Le soin des âmes est un art à apprendre.

{{Des exercices monastiques. — C. 22.}} Tout art exige du temps et beaucoup d’étude pour qu’on y réussisse, et seul l’art des arts se pratique sans apprentissage. Un homme inexpérimenté n’osera pas se mêler d’agriculture, pas plus qu’un ignorant n’exercera la médecine ; car celui-ci ferait blâmé pour n’avoir nullement soulagé les malades ou même avoir augmenté leur maladie, et celui-là pour avoir transformé une excellente terre en une mauvaise et malpropre. Il n’y a que les choses regardant le culte de Dieu, sous prétexte qu’elles sont les plus faciles de toutes, qu’on traitera sans les avoir apprises, et l’affaire la plus difficile à bien mener paraîtra à beaucoup être aisée ; ce que Paul dit n’avoir jamais compris, ceux-là affirmeront qu’ils le connaissent parfaitement, alors qu’ils ne savent même pas qu’ils l’ignorent; c’est pour cela que la vie monastique est devenue objet de mépris, et que ceux qui l’embrassent sont la risée de tous.

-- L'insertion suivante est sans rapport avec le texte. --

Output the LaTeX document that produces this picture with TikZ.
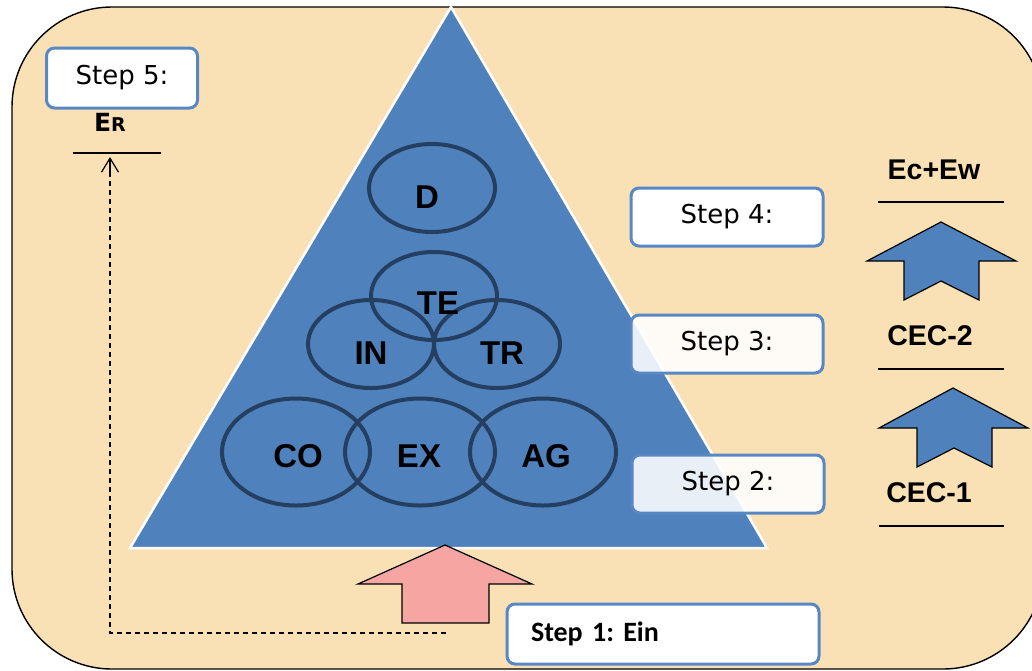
\documentclass[tikz,border=0pt]{standalone}
\usepackage{fontspec}
\newfontfamily\stepfont{DejaVu Sans}
\newfontfamily\headfont{Liberation Sans}
\newfontfamily\boxfont{Carlito}
\usetikzlibrary{shapes.geometric,arrows.meta}
\definecolor{paper}{RGB}{250,225,181}
\definecolor{triblue}{RGB}{79,129,189}
\definecolor{ringnavy}{RGB}{36,63,96}
\definecolor{boxblue}{RGB}{88,135,197}
\definecolor{inpink}{RGB}{245,166,162}
\tikzset{
    stepbox/.style = {
        draw=boxblue, fill=white, rectangle, align=center,
        rounded corners=8pt,
        line width=3pt,
        outer sep=0,
        inner sep=0,
        minimum width=192pt,
        minimum height=58pt,
        font=\stepfont\fontsize{26}{30}\selectfont
    },
    trait/.style = {
        draw=ringnavy, ellipse,
        line width=4pt,
        outer sep=0,
        inner sep=0,
        minimum width=126pt,
        minimum height=88pt
    },
    trlabel/.style = {
        inner sep=0,
        font=\headfont\bfseries\fontsize{33}{38}\selectfont
    },
    level/.style = {
        inner sep=0,
        font=\headfont\bfseries\fontsize{28.5}{34}\selectfont
    },
    block/.style = {
        draw=black, line width=1.2pt, line join=miter
    },
    rule/.style = {
        draw=black, line width=1.2pt
    }
}

\begin{document}
\frenchspacing
\begin{tikzpicture}[x=1pt,y=-1pt]

% 0. canvas
\useasboundingbox (0,0) rectangle (1032,670);
\clip (0,0) rectangle (1032,670);
\draw[fill=paper,line width=1.4pt,rounded corners=100pt] (12,7) rectangle (1043,669);

% 1. pyramid
\draw[fill=triblue,draw=white,line width=2.5pt,line join=miter] (451,7) -- (767,548) -- (130,548) -- cycle;

% 2. trait rings
\node[trait] (D)  at (432,188) {};
\node[trait] (TE) at (434,296) {};
\node[trait] (IN) at (371,344) {};
\node[trait] (TR) at (497,344) {};
\node[trait,minimum width=148pt,minimum height=107pt] (CO) at (296,452) {};
\node[trait,minimum width=150pt,minimum height=107pt] (EX) at (420,452) {};
\node[trait,minimum width=146pt,minimum height=107pt] (AG) at (543,452) {};

\node[trlabel] (tD)  at (427,197) {D};
\node[trlabel] (tTE) at (438,303) {TE};
\node[trlabel] (tIN) at (371,353) {IN};
\node[trlabel] (tTR) at (502,353) {TR};
\node[trlabel] (tCO) at (298,456) {CO};
\node[trlabel] (tEX) at (419,456) {EX};
\node[trlabel] (tAG) at (546,456) {AG};

% 3. step boxes
\node[stepbox,minimum width=151pt,minimum height=60pt] (s5) at (122,78) {Step 5:};
\node[stepbox] (s4) at (727,217) {Step 4:};
\node[stepbox,fill opacity=.88,text opacity=1] (s3) at (727,344) {Step 3:};
\node[stepbox,fill opacity=.88,text opacity=1] (s2) at (728,484) {Step 2:};
\node[stepbox,minimum width=312pt,minimum height=60pt,text width=264pt,align=left,
      font=\boxfont\bfseries\fontsize{28}{32}\selectfont] (s1) at (663,634) {Step 1: Ein};

% 4. levels on the right
\node[level] (ecew) at (934,170) {Ec+Ew};
\node[level] (cec2) at (930,336) {CEC-2};
\node[level] (cec1) at (929,493) {CEC-1};
\draw[rule] (878,202) -- (1004,202);
\draw[rule] (878,369) -- (1004,369);
\draw[rule] (879,526) -- (1004,526);

\draw[block,fill=triblue] (941,222) -- (1016,261) -- (979,261) -- (979,300) -- (941,281)
  -- (904,300) -- (904,261) -- (867,261) -- cycle;
\draw[block,fill=triblue] (953,388) -- (1028,428) -- (992,428) -- (992,467) -- (954,448)
  -- (917,467) -- (917,428) -- (879,428) -- cycle;

% 5. input arrow
\draw[block,fill=inpink] (445,545) -- (532,584) -- (489,584) -- (489,623) -- (402,623)
  -- (402,584) -- (358,584) -- cycle;

% 6. E_R and feedback
\node[inner sep=0,font=\stepfont\bfseries] (er) at (110,122)
  {{\fontsize{25}{30}\selectfont E}{\fontsize{19}{24}\selectfont R}};
\draw[rule] (73,153) -- (161,153);
\coordinate (einfoot) at (446,633);
\coordinate (erfoot) at (110,157);
\coordinate (erneck) at (110,172);
\draw[line width=1.2pt,dash pattern=on 5pt off 4pt] (einfoot) -| (erneck);
\draw[line width=1.2pt,-{Straight Barb[length=14pt,width=17pt]}] (erneck) -- (erfoot);

\end{tikzpicture}
\end{document}
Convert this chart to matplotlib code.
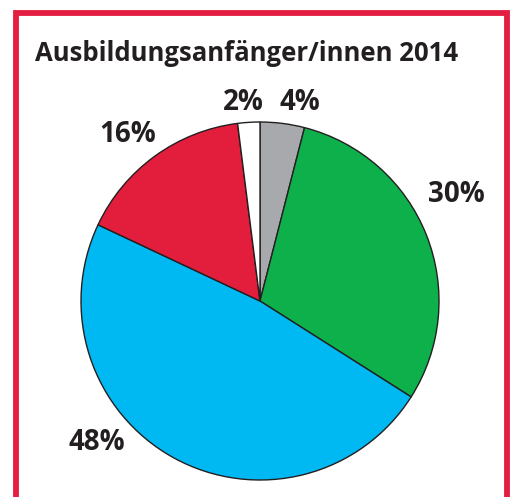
import matplotlib
matplotlib.use("Agg")
import matplotlib.pyplot as plt

# Ausbildungsanfänger/innen 2014 – shares in percent, clockwise from the top
shares = [4, 30, 48, 16, 2]
colors = ['#a7a9ac', '#0db04b', '#00b9f2', '#e31d3c', '#ffffff']
labels = ['4%', '30%', '48%', '16%', '2%']
label_pos = [(300, 103), (456, 195), (97, 442), (128, 135), (243, 103)]

W, H = 513, 497
FRAME = '#e31e42'
TEXT = '#231f20'

fig = plt.figure(figsize=(W / 100, H / 100), dpi=100)
ax = fig.add_axes([0, 0, 1, 1])
ax.set_xlim(0, W)
ax.set_ylim(0, H)
ax.axis('off')

# red frame, open at the bottom
ax.plot([15.5, 15.5, 507, 507], [0, H - 13, H - 13, 0], color=FRAME,
        lw=4.2, solid_joinstyle='miter', solid_capstyle='butt')

ax.text(35, H - 61, 'Ausbildungsanfänger/innen 2014', fontsize=18.5,
        fontweight='bold', family='Open Sans', color=TEXT, va='baseline')

ax.pie(shares, colors=colors, startangle=90, counterclock=False,
       center=(260, H - 301), radius=179, frame=True,
       wedgeprops=dict(edgecolor='#231f20', linewidth=1.0))
ax.set_xlim(0, W)
ax.set_ylim(0, H)
ax.set_aspect('equal')
ax.axis('off')

for txt, (x, y) in zip(labels, label_pos):
    ax.text(x, H - y, txt, fontsize=20, fontweight='bold', family='Open Sans',
            color=TEXT, ha='center', va='center')

fig.savefig('out.png', dpi=100)
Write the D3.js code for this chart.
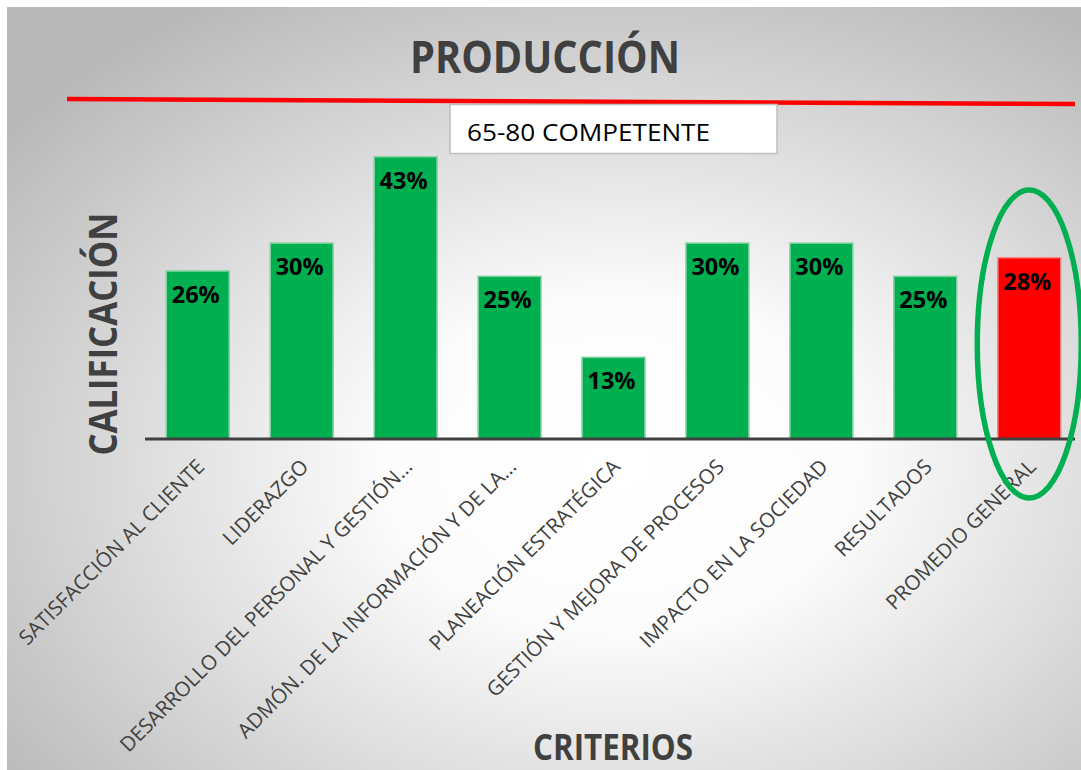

Qui en effet ne rira pas de celui qui hier était porteur d’eau dans un cabaret, s’il le voit aujourd’hui entouré de disciples comme un maître de vertu, ou bien de celui qui le matin a quitté les perversités de la ville, et Je soir parcourt tout le forum environné d’une multitude de disciples? S’ils étaient absolument persuadés qu’il faut beaucoup de peine pour mener les autres dans le chemin de la piété, et s’ils connaissaient le danger que cela comporte, ils refuseraient complètement cette charge comme surpassant leurs forces; mais comme ils l’ignorent et estiment glorieux d’être au-dessus des autres, ils sont facilement entraînés dans un tel gouffre, et ils jugent facile de s’élancer dans cette fournaise ardente, excitant les rires de ceux qui ont connu leur vie d’hier et aussi l’indignation de Dieu pour une telle témérité.